Dec 6, 2009

Raising the Bar in Testing


It is important for NSS Labs to periodically raise the bar as the industry advances, both offensively and defensively. In other words, we increase the difficulty of the test to match the needs (as driven by cyber criminals' innovative new attacks), and the capabilities of vendors who have developed new approaches to countering the threats.

This is what NSS Labs has been doing over the past 2 years in particular: raising the bar. As such, our reports and the scores vendors receive on them deserve to be put into context. We perform a number of different types of tests over the past few years:

1. Product Certification - a full review of the whole product; including security effectiveness, performance, manageability and stability.

2. Group Tests - comparative testing of a class of products from leading vendors. Due to the volume of vendors, the depth of the testing may be abbreviated and focused. The browser security, endpoint protection, and Network IPS tests are great examples of these.

3. Security Update Monitor (SUM) Tests - unique to the industry, NSS Labs has been testing IPS products on a monthly basis. Every quarter, we tally the average scores and bestow awards. The attacks in this test set are focused on vulnerability disclosures made the previous month. As such, the volume of new additions is generally in the couple dozen range. Overall, there are currently 300 entries.

4. Individual Product Reports - these are brand new detailed reports that were created during group testing. They capture the nitty gritty details that are rolled up into the group test.

5. Exposure Reports - An industry and NSS first. These reports list specific vulnerabilities that are NOT shielded by an IPS. This information is critical in helping organizations knowing where their protection is and is not. Contact us for confidential demonstration. (Knowing can help identify appropriate mitigations, such as writing custom signatures, implementing new rules, resegmenting the network, or ultimately switching or adding a security product.)

By the Numbers:
Exploit selection and validation is a serious matter. Our engineers take care to identify the greatest risks to enterprises, based on commonly deployed systems, utilizing a modified CVSS.

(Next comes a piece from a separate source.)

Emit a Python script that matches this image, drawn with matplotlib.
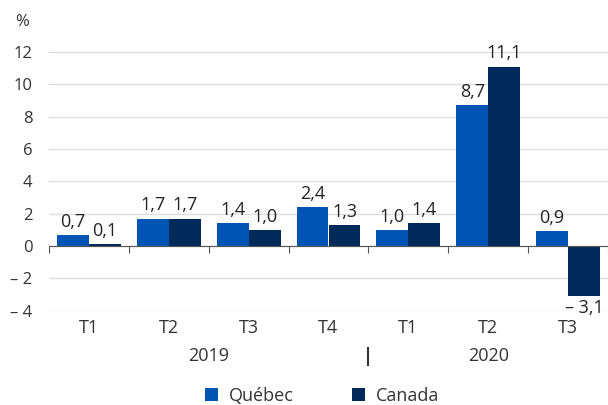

Certifications performed in 2008 and 2009 tested 600 vulnerabilities. Compare this with other tests, e.g. ICSA IPS tests only 120 vulnerabilities (all server side). Our 600 is more than 480 better, because vendors did not know what they were, thus preventing the 'gaming of the test'.

SUM testing generally adds 20-30 vulnerabilities per month. Relatively small, directly reflective of popular attacks.

Our latest group test utilized 1,159 live exploits. More than 2x the number we used previously for certifications (and nearly 10x more than the next lab).

NSS Labs Tests are Harder Than The Other Guys'...
Difficult, real-world tests are an important part of raising the bar. Marketers like to have big numbers, and when it comes to scores, 100% is the target. Unfortunately, that's not the reality of information security products. We at NSS do not expect any product to catch 100% of the attacks in any of our tests. If they do, we probably are not working hard enough (or the bad guys gave up and went home - unlikely). There are more threats than can be protected against, and depending on the vendor, the margin can be acceptable, or pretty significant.

Take the difficulty of the test into consideration when comparing products. The lower the bar, the easier it is to score 100%. And the less meaningful it is. A 70% score on an NSS Labs Group Test (1,159 exploits) is still 6.7 times more validation than a 100% of 120 exploits in an ICSA Labs(r) test. And a 95% score on an NSS certification is 4.9 times more.

When we at NSS Labs raised the bar on this Q4 2009 IPS Group Test, we really cranked it up. So, if you're wondering why a vendor who previously scored in the 90's is scoring lower on the group test, it's not necessarily because they are slacking off. In most cases it is quite the opposite. Thus, one should be sure to compare products within the test set and methodology. Ergo, the 80% product definitely bested the 17% product by a wide berth. Be very cautious of the latter. And reward those vendors who submitted to this rigorous testing in the first place.